In just over a week, Fiji’s parliament will sit for the first time since the military takeover in 2006.
Insight has been investigating what legacy nearly a decade of military rule has left behind and what challenges lie ahead.
Listen to Insight - Fiji - Life After Military Rule
The Pacific nation's new parliament will be dominated by ruling party, Fiji First, which broadly represents the former regime of the now elected Prime Minister, Frank Bainimarama.
Fiji First will occupy 32 of the 50 parliamentary seats, with 15 being held by the largely indigenous Fijian-backed, Sodelpa party. The last three will be held by the National Federation Party.
But the military legacy of the past eight years has flowed into the new democratic body. Nearly a quarter of all MPs were formerly in the military and the new Cabinet includes seven retired officers.
During the official events of the last week, the Prime Minister has told supporters that his government will run a sound and transparent administration.
But those hoping for change in direction and greater accountability with the sitting of parliament may be somewhat disheartened by Mr Bainimarama's response to questions about whether he was ready to work with the opposition:
“We're going to go in and talk about moving Fiji forward, with regards to our economy, bringing in investors - are they ready for that? We're going to build on our infrastructure ... all it takes is a lot of discipline, but there's really no big deal. You're going to meet up with the same group of liars I met during the campaign trail."
Pluses and Minuses
The former military regime was severely criticised by the international community over issues such as human rights abuses, lack of accountability and restrictions placed on the media.
But in the later years, it also worked on investment and development to counter the slump that followed the military takeover in 2006, made worse by the global financial crisis.

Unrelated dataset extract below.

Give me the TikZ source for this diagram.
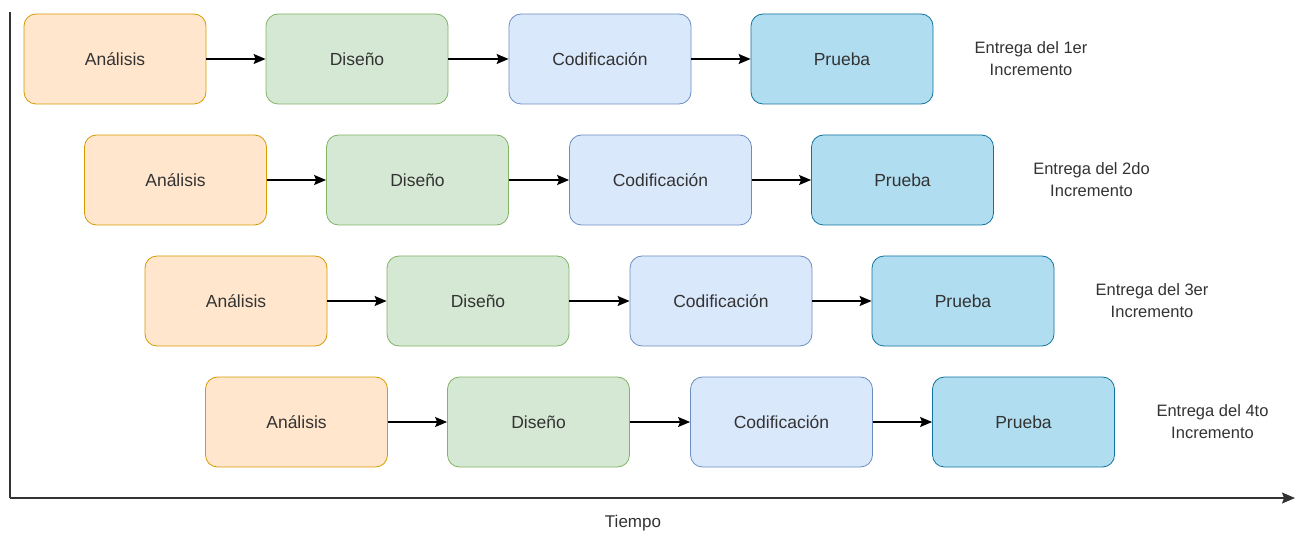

Father Kevin Barr works as a consultant for the People’s Community Network, a group that helps those living in squatter settlements. He acknowledges the popularity of some of the former regime's work, including free bus fares and school fees for the lowest earners and the increased of focus on education in the rural areas and on roads.
But Father Barr thinks the number of people struggling to make ends meet is worrying.
“It is not only those below the poverty line, but those just above it. If you take those into account you’ve probably got two thirds of your population ... and for anyone just above the poverty line if something happens - death of a breadwinner or lack of employment ... down they go into poverty.”
Measures introduced during the past eight years, such as increase Value Added Tax and a devaluing of the dollar, have all hit those at the bottom of society hardest as the cost of food and basic supplies increase.
Businesses have been better supported with reductions in the company and top rates of tax. The chief executive of the Fiji Commerce and Employer Federation, Nisbett Hazleman, says investment has been growing and there are now about NZ$65 million in projects that had been waiting for the outcome of the elections that are now ready to start.
But even Mr Hazelman is calling for union suppression to be reduced so that they can play a role in the overall employment landscape and be a voice for those struggling to get by. He is looking forward to an environment where a parliamentary opposition can impose checks and balances on the government’s decision-making process.
Activists who have long spoken out about human rights abuse and the infringement of personal freedoms hope those check and balance might extend to reintroducing a human rights. But one of two independents who stood unsuccessfully in the election, Roshika Deo, fears the status quo will largely prevail. Any changes, she says, would require a range of decrees brought in under the military regime to be abandoned; a move unlikely by essentially the same administration that brought them in the first place.
Fiji’s former Vice President, Ratu Joni Madraiwiwi, who was also forced out of office in 2006 and is now the Chief Justice of Nauru, is a definite advocate of greater transparency and an appropriate system of government rather than the “arbitrary” regime that has been in power. He applauds the development work that has been done, but at the same time is worried by how much country may be in debt and the increased role and influence of China. But his greatest wish post-election is for Fiji to move past the coup culture.
“I hope ... it learns to deal with issues and challenges not by ways of coups but by way of negotiations, by way of debate, by way of having elections that everyone accepts and moves on from there.”
Although such fears persist, the international community has signalled its acceptance of the vote for a democratically elected government. The Pacific Islands Forum, which excluded Fiji after the coup, described the election as marking a critical turning point for the nation and a ministerial contact group will now assess the situation with an eye to bring Fiji back into the fold.
Secretary-General, Kamalesh Sharma, has made similarly supportive comments about the poll. The European Union's delegate to the Pacific says a return to full aid support for Fiji should happen within a few months following the elections.